Quotation marks are left in place. Opening mark at the beginning of the sentence, closing mark at the end of the last sentence of the quotation.

The algorithm that the tokenizer applies is based on the idea that all tokens containing punctuation characters that are not meant for marking the end of the sentence are replaced by a placeholder, then the text is split in sentences. Finally, the placeholders are replaced back to the original tokens.

const abbreviations = ['i.e.', 'e.g.', 'Dr.']
tokenizer = new natural.SentenceTokenizer(abbreviations);
console.log(tokenizer.tokenize("This is a sentence.

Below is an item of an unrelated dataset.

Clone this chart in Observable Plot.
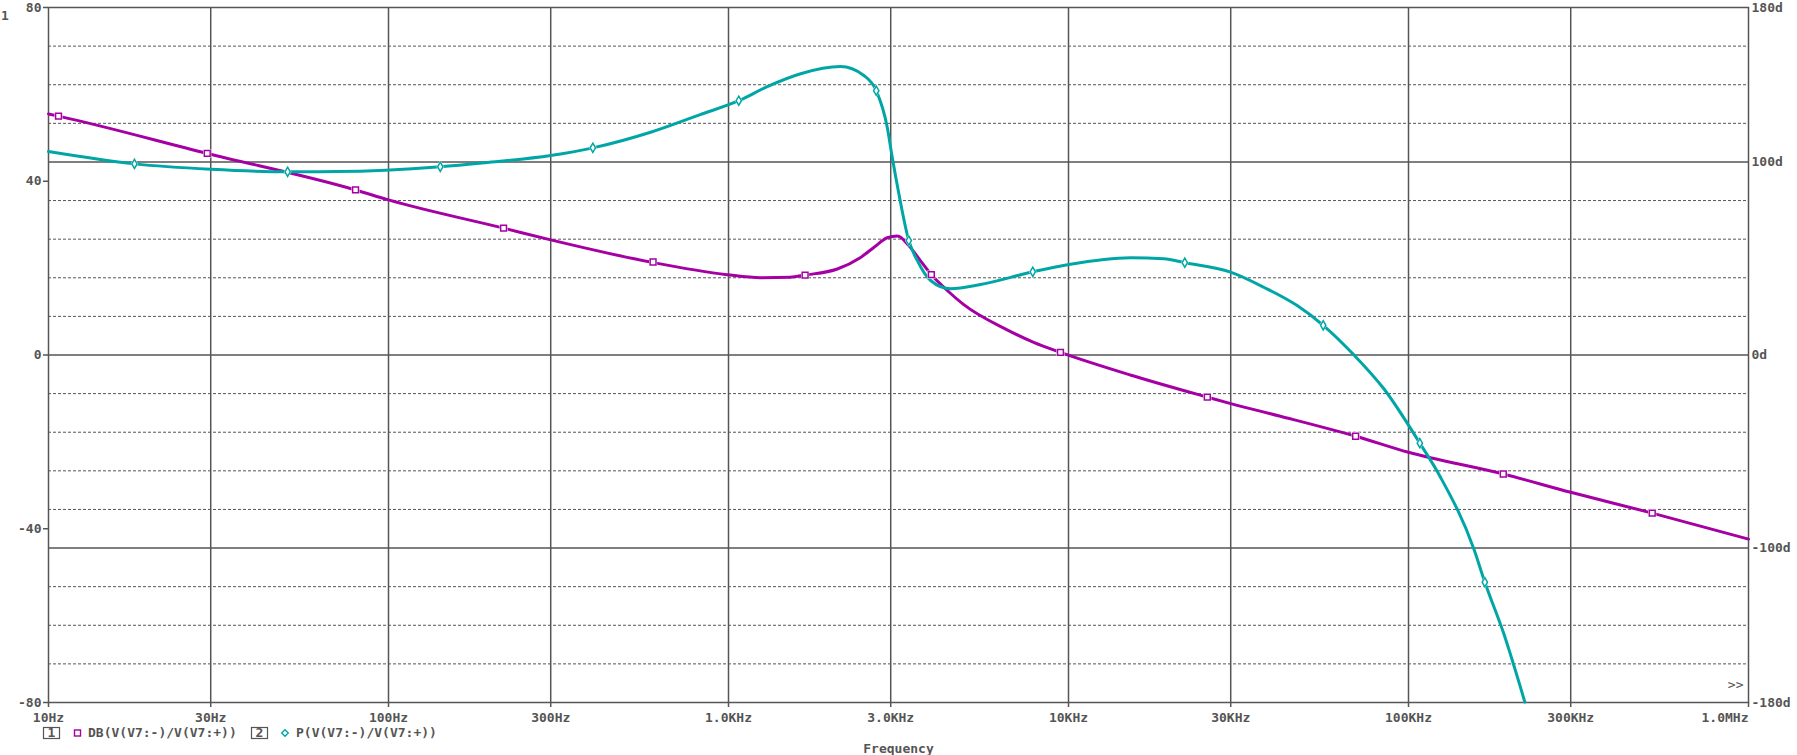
<!DOCTYPE html>
<html><head><meta charset="utf-8">
<script src="https://cdn.jsdelivr.net/npm/d3@7"></script>
<script src="https://cdn.jsdelivr.net/npm/@observablehq/plot@0.6"></script>
<style>
html,body{margin:0;padding:0;background:#fff;}
#wrap{position:relative;width:1797px;height:755px;overflow:hidden;font-family:"DejaVu Sans Mono",monospace;font-weight:bold;font-size:13px;color:#555;background:#fff;}
#wrap svg{display:block;}
#axnum{position:absolute;left:1px;top:9px;line-height:13px;}
</style></head><body><div id="wrap"></div>
<script>
// ---- data ----
const dbFreq = [10, 10.7, 29.3, 80, 100, 218, 300, 590, 990, 1240, 1520, 1680, 2090, 2440, 2680, 2930, 3140, 3390, 3630, 3930, 4450, 4920, 6600, 7900, 9470, 15200, 25600, 30000, 42000, 69900, 100000, 190000, 300000, 521000, 1000000];
const dbVal  = [55.5, 55.0, 46.4, 38.0, 35.7, 29.2, 26.5, 21.4, 18.5, 17.8, 17.9, 18.4, 19.8, 22.4, 24.8, 27.0, 27.4, 25.2, 22.2, 18.7, 14.5, 11.6, 5.8, 2.9, 0.6, -4.6, -9.7, -11.2, -14.1, -18.7, -22.4, -27.4, -31.6, -36.4, -42.4];

const phFreq = [10, 17.9, 30, 50.5, 70, 142, 192, 300, 399, 590, 822, 1072, 1300, 1630, 2135, 2500, 2720, 2930, 3030, 3170, 3390, 3590, 3930, 4500, 5510, 7850, 10020, 15220, 19070, 21980, 29960, 37530, 47050, 56120, 69050, 84620, 108000, 124200, 155600, 167700, 190700, 219900];
const phVal  = [105.4, 99.0, 96.2, 94.9, 95.0, 97.5, 99.6, 103.3, 107.3, 115.4, 124.4, 131.7, 139.0, 145.7, 149.4, 144.8, 136.9, 118.0, 102.5, 83.5, 59.3, 49.0, 38.6, 34.3, 36.5, 43.1, 46.9, 50.4, 49.8, 47.8, 42.9, 35.1, 25.6, 15.4, 0.1, -17.5, -45.7, -63.3, -100.4, -117.7, -144.4, -179.8];

const dbMarkFreq = [10.7, 29.3, 80, 218, 600, 1680, 3950, 9470, 25600, 69900, 190000, 521000];
const dbMarkVal  = [55.0, 46.4, 38.0, 29.2, 21.4, 18.4, 18.5, 0.6, -9.7, -18.7, -27.4, -36.4];
const phMarkFreq = [17.9, 50.5, 142, 399, 1072, 2720, 3390, 7850, 21980, 56120, 108000, 167700];
const phMarkVal  = [99.0, 94.9, 97.5, 107.3, 131.7, 136.9, 59.3, 43.1, 47.8, 15.4, -45.7, -117.7];

const xTicks = [10, 30, 100, 300, 1000, 3000, 10000, 30000, 100000, 300000, 1000000];
const xTickLabels = ["10Hz", "30Hz", "100Hz", "300Hz", "1.0KHz", "3.0KHz", "10KHz", "30KHz", "100KHz", "300KHz", "1.0MHz"];
const yTicks = [80, 40, 0, -40, -80];
const phaseTicks = [180, 100, 0, -100, -180];
const solidPhases = [100, 0, -100];
const dashPhases = [160, 140, 120, 80, 60, 40, 20, -20, -40, -60, -80, -120, -140, -160];
const seriesNames = ["DB(V(V7:-)/V(V7:+))", "P(V(V7:-)/V(V7:+))"];

// ---- build ----
const MAG = "#a400a4", CYAN = "#00a6a6", GRID = "#555555";
const k = 80 / 180; // phase degrees -> left-axis units
const dbData = dbFreq.map((f, i) => ({f, v: dbVal[i]}));
const phData = phFreq.map((f, i) => ({f, v: phVal[i]}));
const dbMarks = dbMarkFreq.map((f, i) => ({f, v: dbMarkVal[i]}));
const phMarks = phMarkFreq.map((f, i) => ({f, v: phMarkVal[i]}));
const xLab = xTicks.map((t, i) => ({t, label: xTickLabels[i]}));

const chart = Plot.plot({
  width: 1797, height: 725,
  marginTop: 7, marginBottom: 23, marginLeft: 48, marginRight: 49,
  style: {fontFamily: '"DejaVu Sans Mono", monospace', fontSize: "13px", fontWeight: "bold", color: "#555", background: "#fff", overflow: "visible"},
  x: {type: "log", domain: [10, 1e6], label: null},
  y: {domain: [-80, 80], label: null},
  marks: [
    Plot.ruleY(dashPhases, {y: p => p * k, stroke: GRID, strokeWidth: 1, strokeDasharray: "3,2"}),
    Plot.ruleY(solidPhases, {y: p => p * k, stroke: GRID, strokeWidth: 1.5}),
    Plot.ruleX(xTicks.slice(1, -1), {stroke: GRID, strokeWidth: 1.5}),
    Plot.frame({stroke: GRID, strokeWidth: 1.5}),
    Plot.line(dbData, {x: "f", y: "v", stroke: MAG, strokeWidth: 3, curve: "monotone-x"}),
    Plot.line(phData, {x: "f", y: d => d.v * k, stroke: CYAN, strokeWidth: 3, curve: "monotone-x"}),
    Plot.dot(dbMarks, {x: "f", y: "v", symbol: "square", r: 4.6, fill: "white"}),
    Plot.dot(phMarks, {x: "f", y: d => d.v * k, symbol: "diamond", r: 4, fill: "white"}),
    Plot.dot(dbMarks, {x: "f", y: "v", symbol: "square", r: 3.3, fill: "white", stroke: MAG, strokeWidth: 1.5}),
    Plot.dot(phMarks, {x: "f", y: d => d.v * k, symbol: "diamond", r: 2.8, fill: "white", stroke: CYAN, strokeWidth: 1.5}),
    Plot.axisY({anchor: "left", ticks: yTicks, tickSize: 5, tickPadding: 2, tickFormat: d => String(d), label: null, stroke: GRID, strokeWidth: 1.5}),
    Plot.axisY({anchor: "right", ticks: phaseTicks.map(p => p * k), tickSize: 0, tickPadding: 3, tickFormat: v => Math.round(v / k) + "d", label: null}),
    Plot.axisX({ticks: xTicks, tickSize: 5, tickFormat: () => "", label: null, stroke: GRID, strokeWidth: 1.5}),
    Plot.text(xLab.slice(0, -1), {x: "t", text: "label", frameAnchor: "bottom", lineAnchor: "top", dy: 10, textAnchor: "middle", fill: "#555"}),
    Plot.text(xLab.slice(-1), {x: "t", text: "label", frameAnchor: "bottom", lineAnchor: "top", dy: 10, textAnchor: "end", fill: "#555"}),
    Plot.text([">>"], {frameAnchor: "bottom-right", dx: -5, dy: -14, textAnchor: "end", fill: "#555", fontWeight: "normal"})
  ]
});

const wrap = document.getElementById("wrap");
wrap.appendChild(chart);

const axnum = document.createElement("div");
axnum.id = "axnum";
axnum.textContent = "1";
wrap.appendChild(axnum);

// legend + axis title
const ns = "http://www.w3.org/2000/svg";
const leg = document.createElementNS(ns, "svg");
leg.setAttribute("width", 1797);
leg.setAttribute("height", 30);
leg.style.position = "absolute";
leg.style.left = "0px";
leg.style.top = "725px";
function el(tag, attrs, text) {
  const e = document.createElementNS(ns, tag);
  for (const a in attrs) e.setAttribute(a, attrs[a]);
  if (text != null) e.textContent = text;
  leg.appendChild(e);
  return e;
}
const tstyle = {"font-family": '"DejaVu Sans Mono", monospace', "font-size": "13px", "font-weight": "bold", fill: "#555"};
el("rect", {x: 43.5, y: 2.5, width: 16, height: 11, fill: "none", stroke: "#555", "stroke-width": 1.2});
el("text", {...tstyle, x: 51.5, y: 12.3, "text-anchor": "middle"}, "1");
el("rect", {x: 74.5, y: 5, width: 6, height: 6, fill: "none", stroke: MAG, "stroke-width": 1.4});
el("text", {...tstyle, x: 88, y: 12.3}, seriesNames[0]);
el("rect", {x: 251.5, y: 2.5, width: 16, height: 11, fill: "none", stroke: "#555", "stroke-width": 1.2});
el("text", {...tstyle, x: 259.5, y: 12.3, "text-anchor": "middle"}, "2");
el("polygon", {points: "285,4.7 288.3,8 285,11.3 281.7,8", fill: "none", stroke: CYAN, "stroke-width": 1.4});
el("text", {...tstyle, x: 296, y: 12.3}, seriesNames[1]);
el("text", {...tstyle, x: 898.5, y: 27.5, "text-anchor": "middle"}, "Frequency");
wrap.appendChild(leg);
</script></body></html>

This is another sentence"));
// ["This is a sentence.", "This is another sentence."]

Overview of available tokenizers:

Tokenizer	Language	Explanation
WordTokenizer	Any	Splits on anything except alphabetic characters, digits and underscore
WordPunctTokenizer	Any	Splits on anything except alphabetic characters, digits, punctuation and underscore
SentenceTokenizer	Any	Break string up into parts based on punctation and quotation marks
CaseTokenizer	Any?	If lower and upper case are the same, the character is assumed to be whitespace or something else (punctuation)
RegexpTokenizer	Any	Splits on a regular expression that either defines sequences of word characters or gap characters
OrthographyTokenizer	Finnish	Splits on anything except alpabetic characters, digits and underscore
TreebankWordTokenizer	Any
AggressiveTokenizer	English
AggressiveTokenizerFa	Farsi
AggressiveTokenizerFr	French
AggressiveTokenizerDe	German
AggressiveTokenizerRu	Russian
AggressiveTokenizerEs	Spanish
AggressiveTokenizerIt	Italian
AggressiveTokenizerPl	Polish
AggressiveTokenizerPt	Portuguese
AggressiveTokenizerNo	Norwegian
AggressiveTokenizerSv	Swedish
AggressiveTokenizerVi	Vietnamese
AggressiveTokenizerId	Indonesian
AggressiveTokenizerHi	Hindi
AggressiveTokenizerUk	Ukrainian
TokenizerJa	Japanese